Rising digital payment volumes across Europe are less a trend piece than a reminder: customers increasingly expect card, wallet and online options to feel normal, fast and easy.
“Customers rarely remember a smooth payment, but they notice immediately when paying feels awkward, slow or limited.”
What the European digital payment shift means for merchants
Digital payment growth in Europe reflects a continuing move away from cash-first habits and towards card, wallet and online payment behaviour. That matters because it reflects changing expectations at checkout. For many customers, digital acceptance no longer feels like an extra feature. It feels like the default.
That does not mean every business needs every payment method. It does mean merchants should remove obvious friction wherever customers already expect speed and convenience.
What modern acceptance really means
A modern setup is not necessarily a complicated one. In most cases it means reliable card acceptance, strong contactless performance, a trustworthy online checkout where relevant, and a customer journey that does not create hesitation at the point of payment.
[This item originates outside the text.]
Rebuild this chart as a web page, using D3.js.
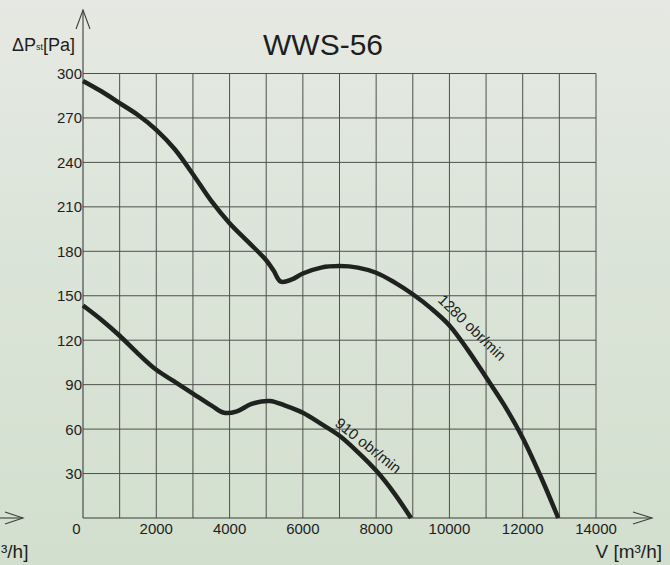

That standard becomes more important when a business serves mixed channels, takes bookings remotely or deals with customers who expect to move between in-person and online touchpoints without confusion.
Keep the experience consistent
Make sure the most common digital payment methods work wherever customers naturally expect them.
Prioritise reliability, speed and trust before chasing extra complexity.
Review whether online and in-person payment experiences feel joined up.
Choose providers that can support the channels you expect the business to grow into.
The merchant takeaway
The rise of digital payments is best treated as a long-term operating reality. The goal is not to look flashy. It is to make paying feel easy enough that the rest of your customer experience can do its job. If a business removes friction at checkout, it is usually closer to customer expectations than many competitors already.